**Brief**
What is wanted is an exact restatement of the lines from the one with "Generate a Python" through the one with "from bokeh.resources import INLINE", both included, and of no other lines.

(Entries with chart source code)
########
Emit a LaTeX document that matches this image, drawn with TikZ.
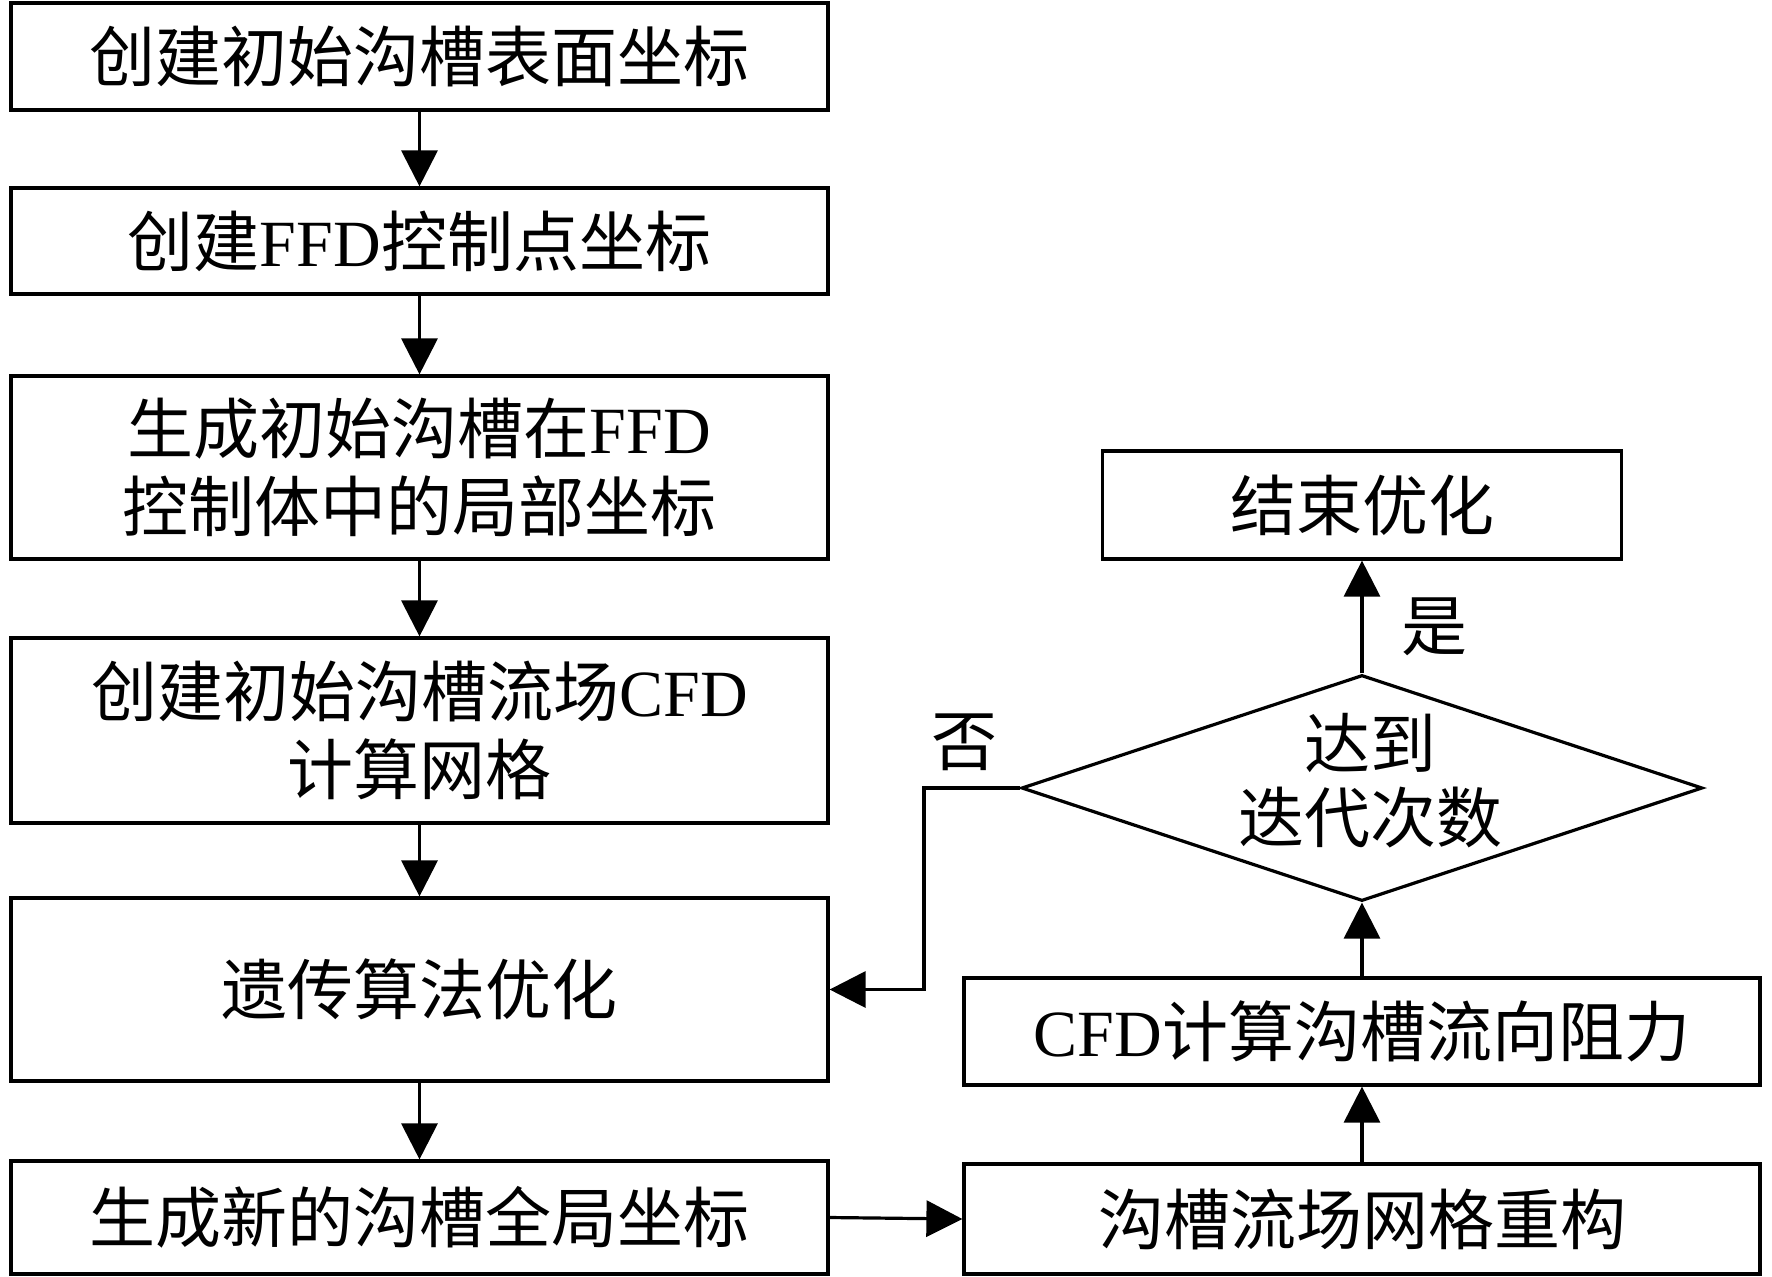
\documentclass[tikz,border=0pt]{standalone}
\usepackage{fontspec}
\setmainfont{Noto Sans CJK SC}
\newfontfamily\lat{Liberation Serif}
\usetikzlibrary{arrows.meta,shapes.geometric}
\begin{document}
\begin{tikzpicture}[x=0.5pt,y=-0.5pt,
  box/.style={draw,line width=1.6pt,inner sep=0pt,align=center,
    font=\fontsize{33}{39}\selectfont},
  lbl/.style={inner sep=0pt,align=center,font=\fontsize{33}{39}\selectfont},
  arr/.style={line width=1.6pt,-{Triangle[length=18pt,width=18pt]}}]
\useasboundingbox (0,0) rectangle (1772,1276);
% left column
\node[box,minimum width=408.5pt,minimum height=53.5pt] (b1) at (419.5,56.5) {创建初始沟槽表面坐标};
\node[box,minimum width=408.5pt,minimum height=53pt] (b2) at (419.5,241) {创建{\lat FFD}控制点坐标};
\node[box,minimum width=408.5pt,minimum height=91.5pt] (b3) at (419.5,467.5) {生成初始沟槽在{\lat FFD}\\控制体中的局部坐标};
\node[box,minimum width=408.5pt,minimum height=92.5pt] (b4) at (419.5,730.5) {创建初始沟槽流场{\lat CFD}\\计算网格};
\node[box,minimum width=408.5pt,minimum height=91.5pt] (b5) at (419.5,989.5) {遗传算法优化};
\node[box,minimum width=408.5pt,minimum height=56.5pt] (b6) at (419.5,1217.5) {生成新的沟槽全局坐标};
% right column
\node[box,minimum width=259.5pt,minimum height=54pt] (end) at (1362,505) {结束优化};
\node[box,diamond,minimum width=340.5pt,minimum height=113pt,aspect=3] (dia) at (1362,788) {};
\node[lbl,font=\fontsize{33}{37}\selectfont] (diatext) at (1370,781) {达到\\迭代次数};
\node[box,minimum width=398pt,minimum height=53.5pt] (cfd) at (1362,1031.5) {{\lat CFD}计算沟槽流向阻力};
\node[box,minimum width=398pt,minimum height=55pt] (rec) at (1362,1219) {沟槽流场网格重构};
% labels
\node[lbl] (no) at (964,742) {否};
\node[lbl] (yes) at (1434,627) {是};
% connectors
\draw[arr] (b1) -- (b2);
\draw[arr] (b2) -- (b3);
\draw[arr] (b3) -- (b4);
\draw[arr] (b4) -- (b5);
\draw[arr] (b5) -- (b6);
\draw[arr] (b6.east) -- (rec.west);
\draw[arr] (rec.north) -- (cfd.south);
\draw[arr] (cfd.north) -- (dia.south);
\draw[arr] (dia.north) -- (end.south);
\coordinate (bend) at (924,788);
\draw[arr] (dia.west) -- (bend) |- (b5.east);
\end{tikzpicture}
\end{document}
########
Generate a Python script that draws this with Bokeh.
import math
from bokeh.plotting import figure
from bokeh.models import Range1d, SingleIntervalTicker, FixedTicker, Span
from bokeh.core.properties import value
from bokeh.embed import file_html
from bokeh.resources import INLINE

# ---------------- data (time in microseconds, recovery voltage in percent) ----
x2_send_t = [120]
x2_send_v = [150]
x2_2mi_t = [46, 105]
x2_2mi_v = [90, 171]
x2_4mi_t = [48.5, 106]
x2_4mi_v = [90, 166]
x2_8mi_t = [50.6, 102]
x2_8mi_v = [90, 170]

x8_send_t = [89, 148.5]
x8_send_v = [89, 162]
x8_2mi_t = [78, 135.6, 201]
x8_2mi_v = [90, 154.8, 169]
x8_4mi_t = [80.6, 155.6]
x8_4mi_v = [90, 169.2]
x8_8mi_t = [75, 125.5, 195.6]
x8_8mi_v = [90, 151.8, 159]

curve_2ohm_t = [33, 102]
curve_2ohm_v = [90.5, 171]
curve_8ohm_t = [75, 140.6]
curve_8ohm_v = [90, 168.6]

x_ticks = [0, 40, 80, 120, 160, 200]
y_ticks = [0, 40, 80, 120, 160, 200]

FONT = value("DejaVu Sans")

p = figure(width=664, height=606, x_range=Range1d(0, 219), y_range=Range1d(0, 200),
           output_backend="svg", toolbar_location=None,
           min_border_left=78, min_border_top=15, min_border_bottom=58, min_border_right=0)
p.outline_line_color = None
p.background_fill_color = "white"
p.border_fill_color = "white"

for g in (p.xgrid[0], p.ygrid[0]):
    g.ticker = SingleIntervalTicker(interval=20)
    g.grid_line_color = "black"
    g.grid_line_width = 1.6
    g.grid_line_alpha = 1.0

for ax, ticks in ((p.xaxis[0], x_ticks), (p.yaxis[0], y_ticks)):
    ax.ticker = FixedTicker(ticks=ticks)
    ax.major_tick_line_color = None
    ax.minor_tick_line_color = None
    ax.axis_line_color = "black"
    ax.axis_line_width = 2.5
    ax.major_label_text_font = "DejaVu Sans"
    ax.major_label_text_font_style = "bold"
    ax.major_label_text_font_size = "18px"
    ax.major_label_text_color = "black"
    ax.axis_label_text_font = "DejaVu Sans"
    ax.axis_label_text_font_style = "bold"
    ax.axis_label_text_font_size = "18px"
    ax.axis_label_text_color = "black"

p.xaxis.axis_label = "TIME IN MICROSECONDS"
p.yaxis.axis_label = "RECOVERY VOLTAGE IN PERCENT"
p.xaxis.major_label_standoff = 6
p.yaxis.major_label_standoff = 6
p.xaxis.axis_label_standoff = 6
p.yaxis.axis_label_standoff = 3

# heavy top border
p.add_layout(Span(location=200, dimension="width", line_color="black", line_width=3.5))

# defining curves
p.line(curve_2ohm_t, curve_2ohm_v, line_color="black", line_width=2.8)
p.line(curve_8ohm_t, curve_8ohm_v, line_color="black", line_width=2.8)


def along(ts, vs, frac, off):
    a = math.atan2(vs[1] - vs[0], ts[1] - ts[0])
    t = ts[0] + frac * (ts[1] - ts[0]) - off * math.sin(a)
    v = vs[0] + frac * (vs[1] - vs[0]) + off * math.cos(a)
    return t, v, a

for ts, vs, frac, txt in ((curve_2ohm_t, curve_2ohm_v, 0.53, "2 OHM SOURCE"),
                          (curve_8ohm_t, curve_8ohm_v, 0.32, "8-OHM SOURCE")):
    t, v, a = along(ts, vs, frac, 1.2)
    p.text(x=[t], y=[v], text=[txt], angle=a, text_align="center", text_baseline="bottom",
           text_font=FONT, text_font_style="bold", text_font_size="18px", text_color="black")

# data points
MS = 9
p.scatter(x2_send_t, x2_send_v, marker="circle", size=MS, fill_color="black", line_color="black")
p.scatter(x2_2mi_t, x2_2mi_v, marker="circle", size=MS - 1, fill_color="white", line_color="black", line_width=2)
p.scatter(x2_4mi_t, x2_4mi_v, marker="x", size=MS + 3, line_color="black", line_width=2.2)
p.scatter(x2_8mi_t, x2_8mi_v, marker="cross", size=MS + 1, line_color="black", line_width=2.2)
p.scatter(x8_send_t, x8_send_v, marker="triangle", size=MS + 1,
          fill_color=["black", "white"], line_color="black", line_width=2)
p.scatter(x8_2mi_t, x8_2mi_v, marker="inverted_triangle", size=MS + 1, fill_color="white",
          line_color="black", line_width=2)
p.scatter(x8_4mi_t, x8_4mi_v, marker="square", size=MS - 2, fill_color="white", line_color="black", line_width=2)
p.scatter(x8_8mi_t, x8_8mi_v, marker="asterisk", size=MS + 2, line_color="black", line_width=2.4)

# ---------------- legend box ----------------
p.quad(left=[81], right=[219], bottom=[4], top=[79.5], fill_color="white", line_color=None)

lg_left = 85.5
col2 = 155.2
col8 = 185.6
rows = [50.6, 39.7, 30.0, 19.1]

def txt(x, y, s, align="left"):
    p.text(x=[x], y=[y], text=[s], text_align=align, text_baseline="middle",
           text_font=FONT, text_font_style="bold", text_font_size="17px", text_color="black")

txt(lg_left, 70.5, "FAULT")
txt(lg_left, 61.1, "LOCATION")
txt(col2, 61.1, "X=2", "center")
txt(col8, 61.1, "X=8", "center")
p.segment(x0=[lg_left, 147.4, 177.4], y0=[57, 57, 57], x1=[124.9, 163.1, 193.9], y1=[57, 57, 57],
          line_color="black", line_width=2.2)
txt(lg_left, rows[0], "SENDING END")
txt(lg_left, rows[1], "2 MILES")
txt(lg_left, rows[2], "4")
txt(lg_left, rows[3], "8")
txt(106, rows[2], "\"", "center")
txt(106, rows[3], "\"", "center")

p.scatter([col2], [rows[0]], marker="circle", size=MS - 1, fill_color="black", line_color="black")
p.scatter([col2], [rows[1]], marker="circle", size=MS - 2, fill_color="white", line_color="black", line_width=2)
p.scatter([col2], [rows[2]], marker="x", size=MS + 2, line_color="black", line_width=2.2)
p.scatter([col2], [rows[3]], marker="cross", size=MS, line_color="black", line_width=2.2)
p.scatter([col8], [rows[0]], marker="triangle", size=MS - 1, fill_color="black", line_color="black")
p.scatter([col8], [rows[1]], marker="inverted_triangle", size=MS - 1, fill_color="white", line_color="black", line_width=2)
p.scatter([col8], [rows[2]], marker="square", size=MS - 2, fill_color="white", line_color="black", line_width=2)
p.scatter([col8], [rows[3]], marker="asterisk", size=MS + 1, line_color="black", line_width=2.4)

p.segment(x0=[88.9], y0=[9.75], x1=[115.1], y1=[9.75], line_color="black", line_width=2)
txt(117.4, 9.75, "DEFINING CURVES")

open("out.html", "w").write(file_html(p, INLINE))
########
**Written response**
Generate a Python script that draws this with Bokeh.
import math
from bokeh.plotting import figure
from bokeh.models import Range1d, SingleIntervalTicker, FixedTicker, Span
from bokeh.core.properties import value
from bokeh.embed import file_html
from bokeh.resources import INLINE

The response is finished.